I've found that as an adult child of aging parents, I have a number of duties that are expected of me. These range from dealing with my parent's rental properties, to finding a trustworthy cleaning lady to driving them anytime they need to go out of town. The last one I imposed myself. I'm just not comfortable with my 73-year-old mother driving anyplace more than 5 miles away.
So, because of this self imposed duty, it falls to me to drive my folks to see their closest relatives. In my mother's case, this means the grave of her grandmother who raised her. We go to her cemetery usually twice a year. As a kid, I can only remember going there once. We were there for another funeral, and I remember we had a hard time finding the grave because at the time of her death, my parents couldn't afford a headstone. At some point after I was well into adulthood, this was rectified, and she now as an adequate marker with an engraving of the Virgin of Guadeloupe and a picture of her from my mothers wedding. My mother used that picture because she said it was the only one she had of my great grandmother smiling.
We drive about 60 minutes so we can stand and admire the headstone and leave some flowers. Since my mother has developed arthritis in her knees, it falls to me to get down on my hands and knees to clean things up and arrange the flowers. I don't mind doing it. All I've ever known of this woman is from the stories my mother has told me. It's feels good to have a connection to Soledad, which was her name, but she was called Chula.
Over the years I've learned a lot about Chula. She was married at a young age to man in Mexico, but then abandoned for her lack of ability to produce a child. As an abandoned woman she "did what abandoned women do," is what my mother said. She had affairs, and was a quereida, or mistress of a Mexican General. This was apparently how my grandmother was conceived. She was Chula's only child, and her name was Cuca.
I don't know if Cuca was born on this side or that side of the boarder. Apparently in those days the idea of the Mexican boarder was kind of ambiguous. What I do know is that Chula and Cuca remained with the larger family clan. Chula had multiple siblings and they all traveled and worked together in agriculture. And this is how Cuca met my grandfather, working in the spinach fields of Chrystal City, Texas. The best I can tell, in those days, my grandfather was kind of a slacker.

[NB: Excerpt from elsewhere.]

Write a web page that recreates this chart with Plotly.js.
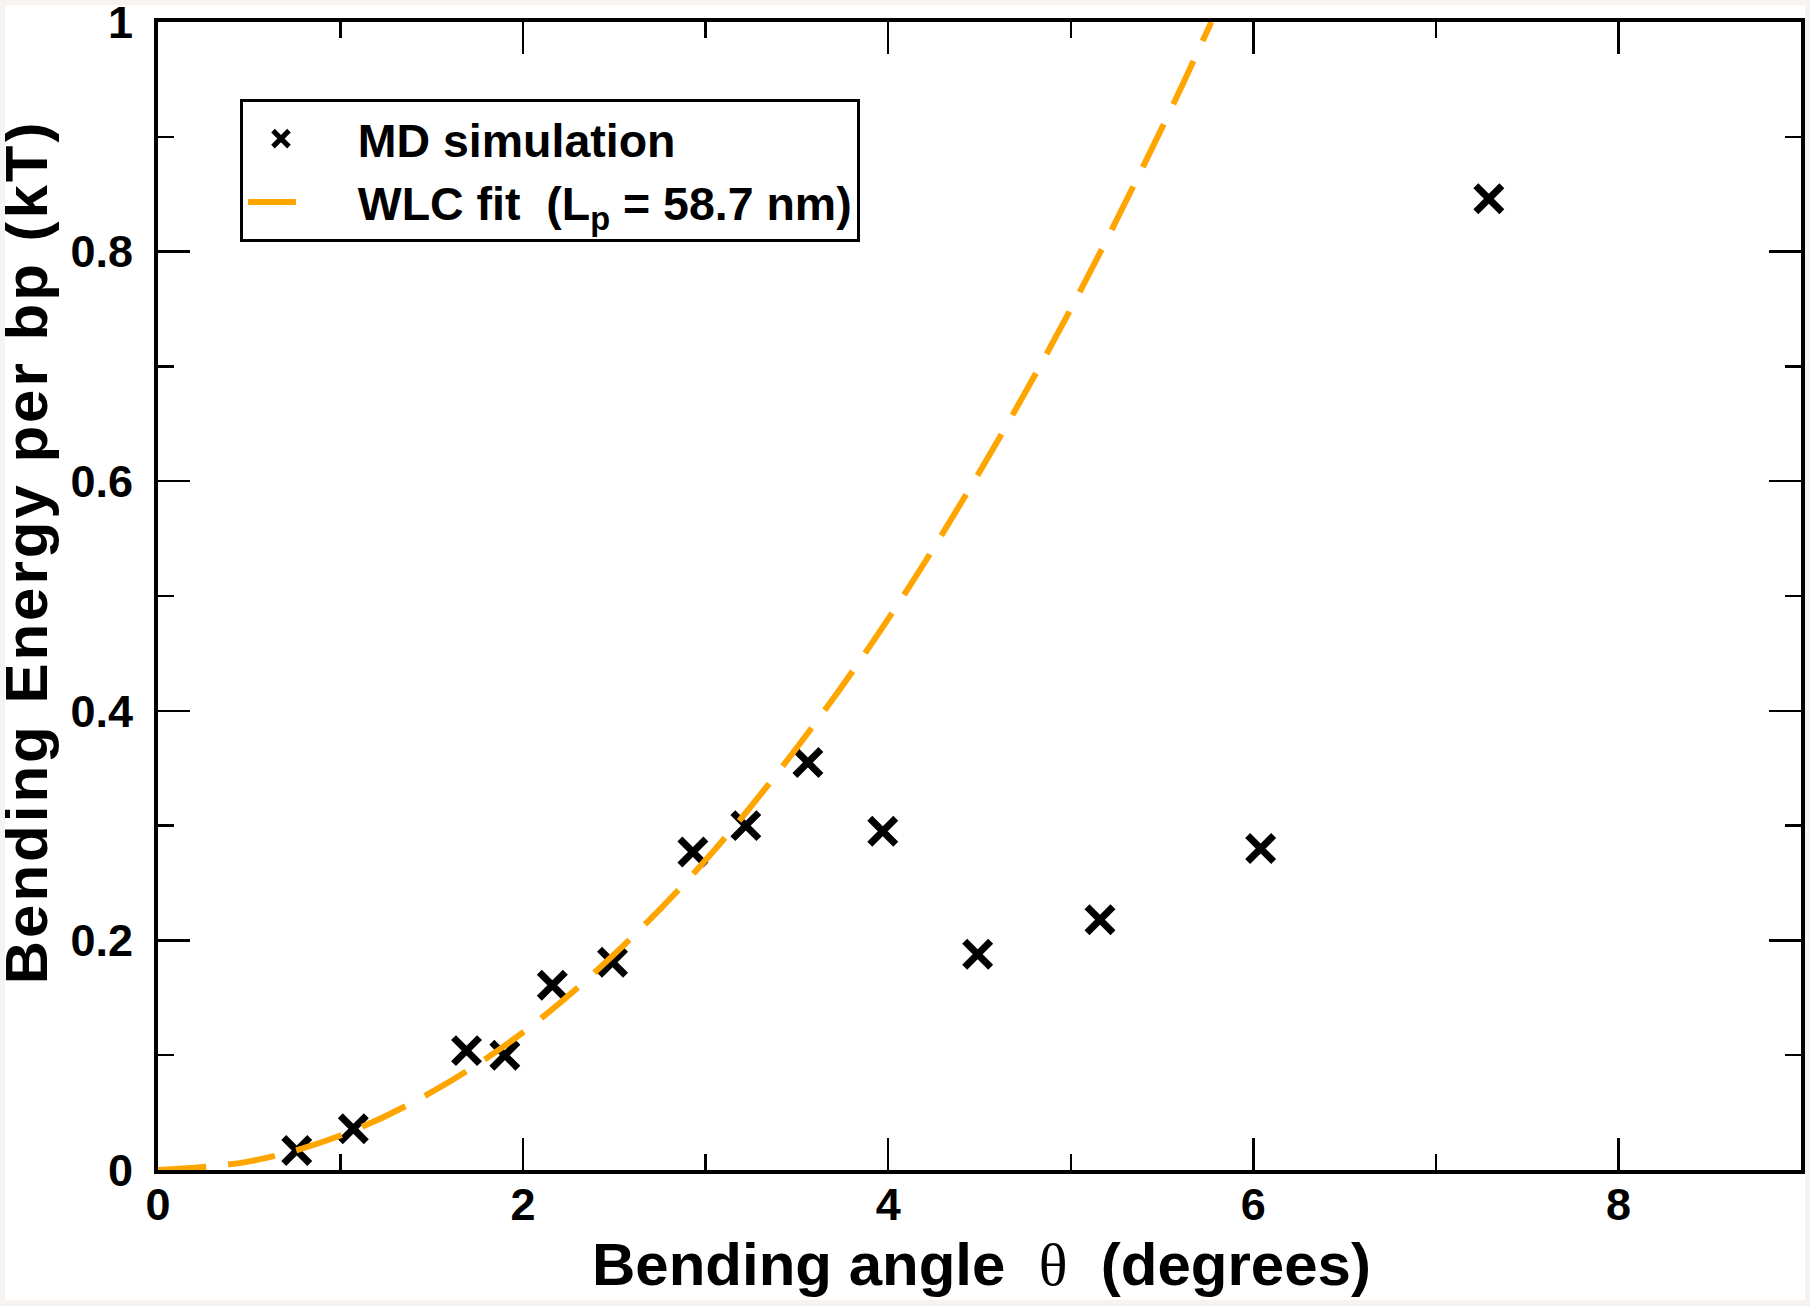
<!DOCTYPE html>
<html>
<head>
<meta charset="utf-8">
<script src="https://cdn.plot.ly/plotly-3.0.1.min.js"></script>
<style>
  html, body { margin: 0; padding: 0; background: #f7f3f1; width: 1810px; height: 1306px; overflow: hidden; }
  #chart { position: absolute; left: 5px; top: 5px; width: 1800px; height: 1295px; overflow: hidden; background: #ffffff; }
</style>
</head>
<body>
<div id="chart"></div>
<script>
// MD simulation points (bending angle in degrees, energy per bp in kT)
const mdAngle  = [0.76, 1.07, 1.69, 1.90, 2.16, 2.49, 2.93, 3.22, 3.56, 3.97, 4.49, 5.16, 6.04, 7.29];
const mdEnergy = [0.017, 0.036, 0.104, 0.100, 0.161, 0.181, 0.277, 0.300, 0.355, 0.295, 0.188, 0.218, 0.280, 0.846];

// WLC fit curve
const fitAngle  = [0, 0.5, 1.0, 1.5, 2.0, 2.5, 3.0, 3.5, 4.0, 4.5, 5.0, 5.5, 5.77];
const fitEnergy = [0, 0.0075, 0.030, 0.068, 0.120, 0.188, 0.270, 0.368, 0.480, 0.608, 0.750, 0.908, 1.0];

// Axis ticks
const xTickVals = [0, 2, 4, 6, 8];
const xTickText = ["0", "2", "4", "6", "8"];
const yTickVals = [0, 0.2, 0.4, 0.6, 0.8, 1];
const yTickText = ["0", "0.2", "0.4", "0.6", "0.8", "1"];

const seriesNames = ["&nbsp;&nbsp;&nbsp;MD simulation", "&nbsp;&nbsp;&nbsp;WLC fit  (L<sub>p</sub> = 58.7 nm)"];
const xTitle = "Bending angle  <span style=\"font-family:'Liberation Serif';font-weight:normal\">θ</span>  (degrees)";
const yTitle = "<span style=\"letter-spacing:3px\">Bending Energy per bp (kT)</span>";

const FONT = "'Liberation Sans', Arial, Helvetica, sans-serif";

const traces = [
  {
    x: mdAngle, y: mdEnergy, type: 'scatter', mode: 'markers', name: seriesNames[0],
    marker: { symbol: 'x-thin', size: 26, color: '#000', line: { color: '#000', width: 7 } },
    cliponaxis: false
  },
  {
    x: fitAngle, y: fitEnergy, type: 'scatter', mode: 'lines', name: seriesNames[1],
    line: { color: '#ffa500', width: 6, dash: '48px,22px', shape: 'spline' }
  }
];

const axisCommon = {
  showgrid: false, zeroline: false, showline: true, linecolor: '#000', linewidth: 4,
  mirror: 'ticks', ticks: 'inside', ticklen: 32, tickwidth: 2.5, tickcolor: '#000',
  tickfont: { family: FONT, size: 45, color: '#000', weight: 'bold' },
  ticklabeloverflow: 'allow'
};

const layout = {
  width: 1800, height: 1295,
  margin: { l: 153, r: 4, t: 17, b: 130 },
  paper_bgcolor: '#ffffff', plot_bgcolor: '#ffffff',
  font: { family: FONT, color: '#000' },
  showlegend: true,
  xaxis: Object.assign({}, axisCommon, {
    range: [0, 9], tickmode: 'array', tickvals: xTickVals, ticktext: xTickText,
    ticklabelstandoff: -8,
    minor: { dtick: 1, ticks: 'inside', ticklen: 16, tickwidth: 2.5, tickcolor: '#000' }
  }),
  yaxis: Object.assign({}, axisCommon, {
    range: [0, 1], tickmode: 'array', tickvals: yTickVals, ticktext: yTickText,
    ticklabelstandoff: 12,
    minor: { dtick: 0.1, ticks: 'inside', ticklen: 16, tickwidth: 2.5, tickcolor: '#000' }
  }),
  legend: {
    x: 0.0499, y: 0.933, xanchor: 'left', yanchor: 'top',
    bgcolor: '#ffffff', bordercolor: '#000', borderwidth: 3,
    font: { family: FONT, size: 46.5, color: '#000', weight: 'bold' },
    itemwidth: 66
  },
  annotations: [
    {
      text: xTitle, xref: 'paper', yref: 'paper', x: 0.501, y: -0.082,
      xanchor: 'center', yanchor: 'middle', showarrow: false,
      font: { family: FONT, size: 60, color: '#000', weight: 'bold' }
    },
    {
      text: yTitle, xref: 'paper', yref: 'paper', x: -0.080, y: 0.5386,
      xanchor: 'center', yanchor: 'middle', showarrow: false, textangle: -90,
      font: { family: FONT, size: 60, color: '#000', weight: 'bold' }
    }
  ]
};

Plotly.newPlot('chart', traces, layout, { displayModeBar: false, staticPlot: true });
</script>
</body>
</html>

He was prone to "headaches" and would leave the field before the workday ended, but then would be well enough in the evening to serenade my grandmother outside her window. Apparently he was very handsome, but known as a ne're do well. My mother said that among the worst of his transgressions was the knowledge that he regularly smoked pot.
But love is love I suppose, and Cuca married him. It wasn't long before my mother was born in a migrant worker barrio. I don't know what Cuca's marriage was like, if she was happy, or really what kind of mother she was. She died of Tuberculosis when my mother was only two. What I do know is that after Cuca's death, she was buried in Chrystal City. I've been to her grave once. Cuca's grave marker is worn and nolonger bears her name, but is recognizable by a heart that is part of its design.
After Cuca died, my grandfather took my mother to live with his family. But, Chula, who had been abandoned as a wife and only had but one illegitimate child was not going to lose her only grandchild as well. Through a family member, she threatened to have my grandfather deported for being a pot smoker. He gave up his child to her and fled back to Mexico. And that's how it came to be that my mother was raised by her grandmother.
Chula's grave is in an older part of one of the California Mission cemetaries. Many of the graves that surround her are long forgotten. And, it occurred to me today, that when that time comes for my own mother, her grave will likely be many miles away from this graveyard. Chula's children will be scattered from here to Texas and likely beyond. But despite this, I know that Chula's spirit and strength are not lost. My boys who are the descendants of this abandoned woman who never gave up, have her shrewdness. And this, I know is her legacy. I'm sure of it.